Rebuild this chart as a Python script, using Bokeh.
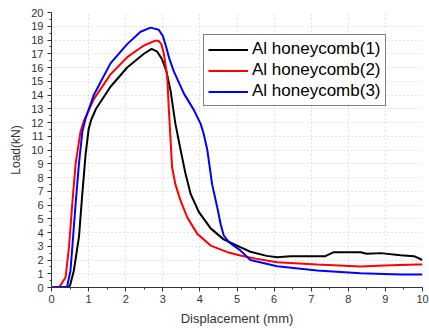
from bokeh.plotting import figure
from bokeh.models import Range1d, Legend, LegendItem, SingleIntervalTicker
from bokeh.embed import file_html
from bokeh.resources import INLINE

x1 = [0.0, 0.45, 0.5, 0.6, 0.74, 0.83, 0.92, 1.0, 1.07, 1.2, 1.59, 2.04, 2.49, 2.7, 2.85, 2.98, 3.1, 3.21, 3.34, 3.48, 3.61, 3.75, 3.97, 4.29, 4.64, 5.09, 5.36, 5.8, 6.08, 6.44, 7.38, 7.61, 8.33, 8.5, 8.87, 9.41, 9.77, 10.0]
y1 = [0.0, 0.0, 0.15, 1.2, 3.66, 6.8, 9.7, 11.5, 12.2, 13.0, 14.6, 16.0, 17.0, 17.35, 17.15, 16.6, 15.7, 14.3, 11.9, 10.0, 8.3, 6.8, 5.5, 4.3, 3.5, 2.93, 2.6, 2.3, 2.2, 2.28, 2.28, 2.57, 2.57, 2.45, 2.5, 2.35, 2.28, 2.0]

x2 = [0.0, 0.2, 0.24, 0.38, 0.47, 0.56, 0.65, 0.78, 0.87, 1.14, 1.59, 2.04, 2.49, 2.8, 2.88, 2.96, 3.03, 3.12, 3.16, 3.21, 3.25, 3.34, 3.48, 3.66, 3.93, 4.29, 4.74, 5.09, 5.5, 6.08, 7.16, 8.33, 8.96, 9.86, 10.0]
y2 = [0.0, 0.0, 0.15, 0.75, 2.9, 6.1, 9.0, 11.3, 12.1, 13.7, 15.5, 16.75, 17.6, 17.95, 17.95, 17.7, 17.0, 15.3, 13.1, 10.7, 8.75, 7.5, 6.3, 5.1, 3.9, 3.05, 2.57, 2.33, 2.1, 1.84, 1.67, 1.53, 1.6, 1.67, 1.67]

x3 = [0.0, 0.42, 0.51, 0.56, 0.65, 0.74, 0.83, 0.92, 1.14, 1.59, 2.04, 2.4, 2.67, 2.89, 3.0, 3.08, 3.17, 3.3, 3.57, 3.84, 4.02, 4.1, 4.2, 4.33, 4.47, 4.56, 4.64, 4.78, 5.09, 5.36, 6.08, 7.16, 8.33, 9.41, 10.0]
y3 = [0.0, 0.05, 1.2, 2.9, 6.1, 9.0, 11.3, 12.3, 14.0, 16.3, 17.7, 18.6, 18.9, 18.75, 18.3, 17.6, 16.7, 15.7, 14.1, 12.9, 11.9, 11.2, 10.0, 7.5, 5.8, 4.6, 3.8, 3.3, 2.7, 2.0, 1.55, 1.24, 1.04, 0.95, 0.95]

labels = ["Al honeycomb(1)", "Al honeycomb(2)", "Al honeycomb(3)"]
colors = ["#000000", "#ff0000", "#0000ff"]

p = figure(width=429, height=330, output_backend="svg", toolbar_location=None,
           x_range=Range1d(0, 10), y_range=Range1d(0, 20),
           min_border_left=51, min_border_right=7, min_border_top=12, min_border_bottom=43)
p.outline_line_color = None
p.background_fill_color = "white"

font = "Liberation Sans"
p.xaxis.ticker = SingleIntervalTicker(interval=1, num_minor_ticks=2)
p.yaxis.ticker = SingleIntervalTicker(interval=1, num_minor_ticks=2)
for ax in (p.xaxis[0], p.yaxis[0]):
    ax.major_label_text_font = font
    ax.major_label_text_font_size = "11px"
    ax.major_label_text_color = "#333333"
    ax.axis_label_text_font = font
    ax.axis_label_text_font_style = "normal"
    ax.axis_label_text_color = "#333333"
    ax.axis_line_color = "#333333"
    ax.major_tick_line_color = "#333333"
    ax.minor_tick_line_color = "#333333"
    ax.major_tick_out = 4
    ax.major_tick_in = 0
    ax.minor_tick_out = 2
    ax.minor_tick_in = 0
p.xaxis.axis_label = "Displacement (mm)"
p.yaxis.axis_label = "Load(kN)"
p.xaxis.axis_label_text_font_size = "13px"
p.yaxis.axis_label_text_font_size = "12px"
p.xaxis.major_label_standoff = 3
p.yaxis.major_label_standoff = 4

p.grid.grid_line_color = "#c8c8c8"
p.grid.grid_line_dash = "1 3"
p.grid.grid_line_width = 1

r1 = p.line(x1, y1, color=colors[0], line_width=2)
r2 = p.line(x2, y2, color=colors[1], line_width=2)
r3 = p.line(x3, y3, color=colors[2], line_width=2)

legend = Legend(items=[LegendItem(label=labels[0], renderers=[r1]),
                       LegendItem(label=labels[1], renderers=[r2]),
                       LegendItem(label=labels[2], renderers=[r3])],
                location=(152, 181))
legend.label_text_font = font
legend.label_text_font_size = "17px"
legend.label_text_color = "#000000"
legend.border_line_color = "#000000"
legend.border_line_width = 1
legend.glyph_width = 40
legend.glyph_height = 19
legend.label_height = 19
legend.spacing = 1
legend.padding = 4
legend.margin = 0
legend.label_standoff = 4
legend.background_fill_alpha = 1
p.add_layout(legend, "center")

open("out.html", "w").write(file_html(p, INLINE))
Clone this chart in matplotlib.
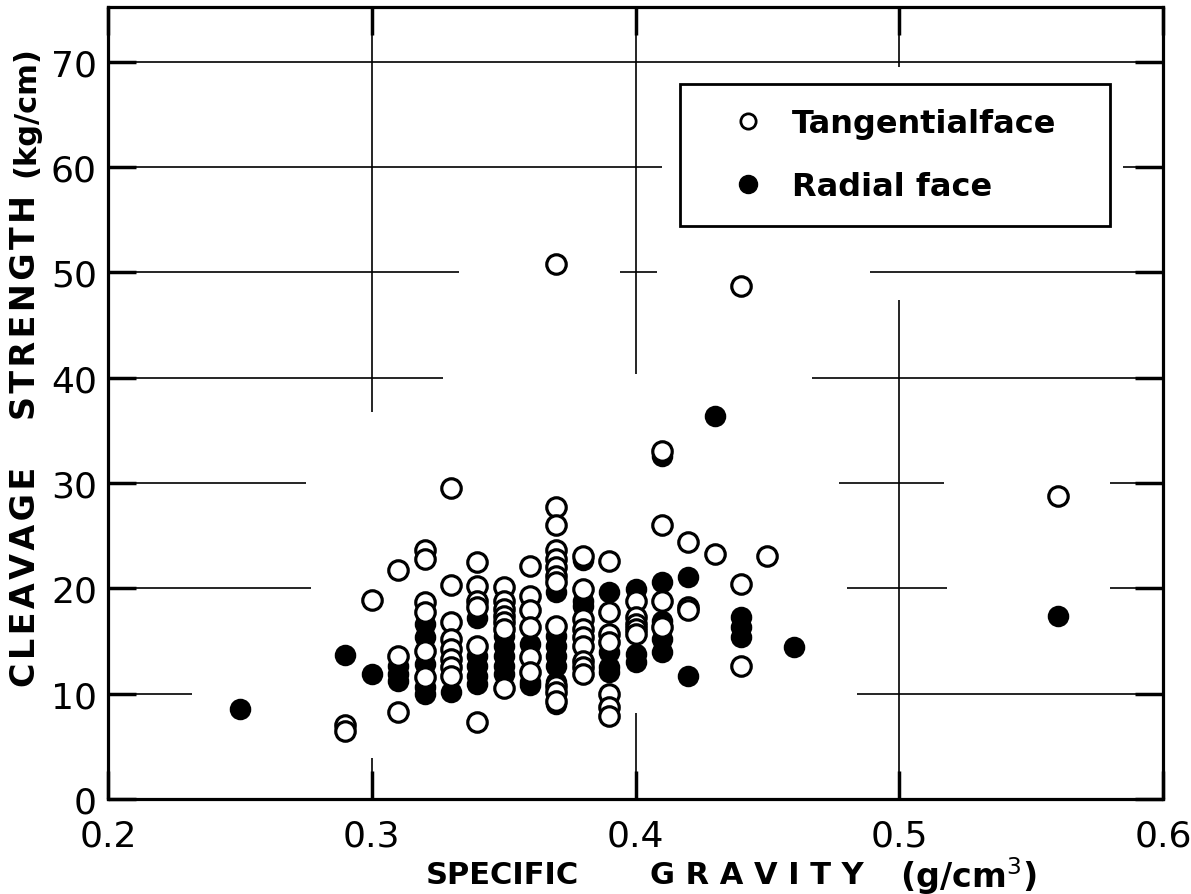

**Direction**
Without the pictures, retype the whole of the material above exactly.

**Reply to the exercise**
Rebuild this chart as a Python script, using Bokeh.
from bokeh.plotting import figure
from bokeh.models import Range1d, Legend, LegendItem, SingleIntervalTicker
from bokeh.embed import file_html
from bokeh.resources import INLINE

x1 = [0.0, 0.45, 0.5, 0.6, 0.74, 0.83, 0.92, 1.0, 1.07, 1.2, 1.59, 2.04, 2.49, 2.7, 2.85, 2.98, 3.1, 3.21, 3.34, 3.48, 3.61, 3.75, 3.97, 4.29, 4.64, 5.09, 5.36, 5.8, 6.08, 6.44, 7.38, 7.61, 8.33, 8.5, 8.87, 9.41, 9.77, 10.0]
y1 = [0.0, 0.0, 0.15, 1.2, 3.66, 6.8, 9.7, 11.5, 12.2, 13.0, 14.6, 16.0, 17.0, 17.35, 17.15, 16.6, 15.7, 14.3, 11.9, 10.0, 8.3, 6.8, 5.5, 4.3, 3.5, 2.93, 2.6, 2.3, 2.2, 2.28, 2.28, 2.57, 2.57, 2.45, 2.5, 2.35, 2.28, 2.0]

x2 = [0.0, 0.2, 0.24, 0.38, 0.47, 0.56, 0.65, 0.78, 0.87, 1.14, 1.59, 2.04, 2.49, 2.8, 2.88, 2.96, 3.03, 3.12, 3.16, 3.21, 3.25, 3.34, 3.48, 3.66, 3.93, 4.29, 4.74, 5.09, 5.5, 6.08, 7.16, 8.33, 8.96, 9.86, 10.0]
y2 = [0.0, 0.0, 0.15, 0.75, 2.9, 6.1, 9.0, 11.3, 12.1, 13.7, 15.5, 16.75, 17.6, 17.95, 17.95, 17.7, 17.0, 15.3, 13.1, 10.7, 8.75, 7.5, 6.3, 5.1, 3.9, 3.05, 2.57, 2.33, 2.1, 1.84, 1.67, 1.53, 1.6, 1.67, 1.67]

x3 = [0.0, 0.42, 0.51, 0.56, 0.65, 0.74, 0.83, 0.92, 1.14, 1.59, 2.04, 2.4, 2.67, 2.89, 3.0, 3.08, 3.17, 3.3, 3.57, 3.84, 4.02, 4.1, 4.2, 4.33, 4.47, 4.56, 4.64, 4.78, 5.09, 5.36, 6.08, 7.16, 8.33, 9.41, 10.0]
y3 = [0.0, 0.05, 1.2, 2.9, 6.1, 9.0, 11.3, 12.3, 14.0, 16.3, 17.7, 18.6, 18.9, 18.75, 18.3, 17.6, 16.7, 15.7, 14.1, 12.9, 11.9, 11.2, 10.0, 7.5, 5.8, 4.6, 3.8, 3.3, 2.7, 2.0, 1.55, 1.24, 1.04, 0.95, 0.95]

labels = ["Al honeycomb(1)", "Al honeycomb(2)", "Al honeycomb(3)"]
colors = ["#000000", "#ff0000", "#0000ff"]

p = figure(width=429, height=330, output_backend="svg", toolbar_location=None,
           x_range=Range1d(0, 10), y_range=Range1d(0, 20),
           min_border_left=51, min_border_right=7, min_border_top=12, min_border_bottom=43)
p.outline_line_color = None
p.background_fill_color = "white"

font = "Liberation Sans"
p.xaxis.ticker = SingleIntervalTicker(interval=1, num_minor_ticks=2)
p.yaxis.ticker = SingleIntervalTicker(interval=1, num_minor_ticks=2)
for ax in (p.xaxis[0], p.yaxis[0]):
    ax.major_label_text_font = font
    ax.major_label_text_font_size = "11px"
    ax.major_label_text_color = "#333333"
    ax.axis_label_text_font = font
    ax.axis_label_text_font_style = "normal"
    ax.axis_label_text_color = "#333333"
    ax.axis_line_color = "#333333"
    ax.major_tick_line_color = "#333333"
    ax.minor_tick_line_color = "#333333"
    ax.major_tick_out = 4
    ax.major_tick_in = 0
    ax.minor_tick_out = 2
    ax.minor_tick_in = 0
p.xaxis.axis_label = "Displacement (mm)"
p.yaxis.axis_label = "Load(kN)"
p.xaxis.axis_label_text_font_size = "13px"
p.yaxis.axis_label_text_font_size = "12px"
p.xaxis.major_label_standoff = 3
p.yaxis.major_label_standoff = 4

p.grid.grid_line_color = "#c8c8c8"
p.grid.grid_line_dash = "1 3"
p.grid.grid_line_width = 1

r1 = p.line(x1, y1, color=colors[0], line_width=2)
r2 = p.line(x2, y2, color=colors[1], line_width=2)
r3 = p.line(x3, y3, color=colors[2], line_width=2)

legend = Legend(items=[LegendItem(label=labels[0], renderers=[r1]),
                       LegendItem(label=labels[1], renderers=[r2]),
                       LegendItem(label=labels[2], renderers=[r3])],
                location=(152, 181))
legend.label_text_font = font
legend.label_text_font_size = "17px"
legend.label_text_color = "#000000"
legend.border_line_color = "#000000"
legend.border_line_width = 1
legend.glyph_width = 40
legend.glyph_height = 19
legend.label_height = 19
legend.spacing = 1
legend.padding = 4
legend.margin = 0
legend.label_standoff = 4
legend.background_fill_alpha = 1
p.add_layout(legend, "center")

open("out.html", "w").write(file_html(p, INLINE))
Clone this chart in matplotlib.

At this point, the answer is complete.